The small course will be open to all USC students, and web-journalism professor, Robert Hernandez, expects about a dozen students from various backgrounds. In a statement to Mashable about the course, Hernandez explains that Google Glass is “so new, no one has defined what journalism looks like on there. It’s such an opportunity for the journalism industry to jump on there.” On top of reconceptualizing journalism in the wake of new media and wearable tech, students are also expected to make apps for the device.
This class will explore:
- How will these new devices disrupt journalism?
- How can we create journalism content with wearables?
- What is the future of the “article” on this platform?
- What unique experiences can be created for this device?
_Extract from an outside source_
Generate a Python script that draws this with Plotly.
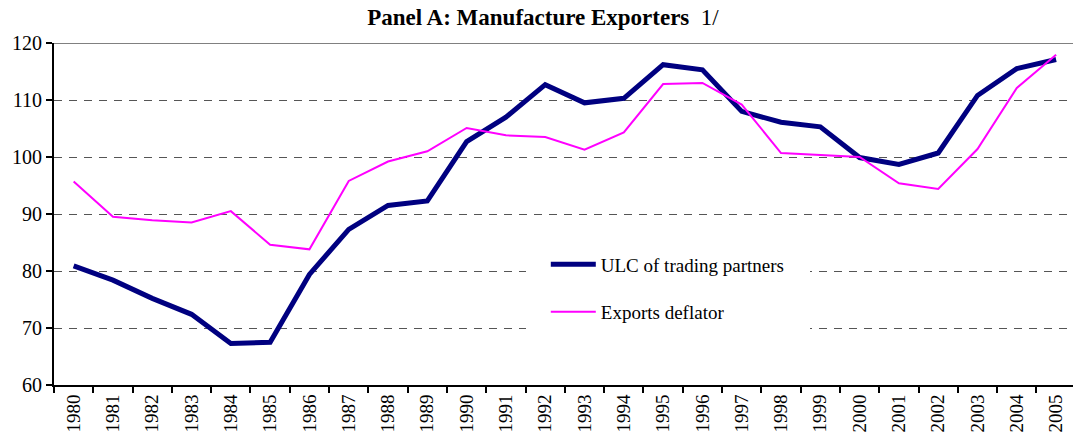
import plotly.graph_objects as go

years = [str(y) for y in range(1980, 2006)]
ulc = [80.9, 78.4, 75.2, 72.4, 67.3, 67.5, 79.4, 87.3, 91.5, 92.3,
       102.7, 107.0, 112.7, 109.5, 110.3, 116.2, 115.3, 108.0, 106.1, 105.3,
       99.9, 98.7, 100.7, 110.8, 115.5, 117.1]
deflator = [95.7, 89.5, 88.9, 88.5, 90.5, 84.6, 83.8, 95.8, 99.2, 101.0,
            105.1, 103.8, 103.5, 101.3, 104.3, 112.8, 113.0, 109.2, 100.7, 100.4,
            100.0, 95.4, 94.4, 101.4, 112.1, 117.95]
y_ticks = [60, 70, 80, 90, 100, 110, 120]

FONT = "Liberation Serif, Times New Roman, serif"

fig = go.Figure()
fig.add_trace(go.Scatter(x=years, y=ulc, mode="lines", name="ULC of trading partners",
                         line=dict(color="#000080", width=5), legendgroup="a"))
fig.add_trace(go.Scatter(x=years, y=deflator, mode="lines", name="Exports deflator",
                         line=dict(color="#FF00FF", width=2), legendgroup="b"))

fig.add_shape(type="line", xref="paper", yref="y", x0=0, x1=1, y0=120, y1=120,
              line=dict(color="#808080", width=2))

fig.update_layout(
    width=1073, height=443,
    margin=dict(l=54, r=0, t=43, b=58),
    paper_bgcolor="white", plot_bgcolor="white",
    font=dict(family=FONT, size=19, color="black"),
    title=dict(text="<b>Panel A: Manufacture Exporters</b>  1/", x=0.506, xanchor="center",
               xref="container", y=1 - 17 / 443, yanchor="middle", yref="container",
               font=dict(size=23, family=FONT)),
    showlegend=True,
    legend=dict(x=0.463, y=0.467, xanchor="left", yanchor="top", bgcolor="white",
                bordercolor="white", borderwidth=20,
                font=dict(size=19, family=FONT), tracegroupgap=20, itemwidth=45),
    xaxis=dict(type="category", categoryorder="array", categoryarray=years,
               range=[-0.5, 25.43], showline=True, linecolor="black", linewidth=2,
               ticks="outside", ticklen=6, tickwidth=1.5, tickcolor="black",
               tickson="boundaries", tickangle=-90, showgrid=False,
               tickfont=dict(size=19, family=FONT)),
    yaxis=dict(range=[60, 120], tickvals=y_ticks, showline=True, linecolor="black",
               linewidth=2, ticks="outside", ticklen=6, tickwidth=1.5, tickcolor="black",
               showgrid=True, gridcolor="#555555", gridwidth=1, griddash="8px,7px",
               zeroline=False, tickfont=dict(size=20, family=FONT)),
)

fig.write_html("out.html", config={"displayModeBar": False},
               post_script="document.body.style.margin='0px';")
Hernandez wants to “hijack technology for journalism.” Presumably because the profession has been suffering in the wake of web media that has left newspapers struggling for readership and advertising dollars. Just last December, the Chicago Sun-Times laid off its entire staff of photojournalists, citing that the business was ” changing rapidly and our audiences are consistently seeking more video content with their news… The Chicago Sun-Times continues to evolve with our digitally savvy customers, and as a result, we have had to restructure the way we manage multimedia, including photography, across the network.”
In the wake of the firing spree, the newspaper trained all of its reporters on iPhone photography.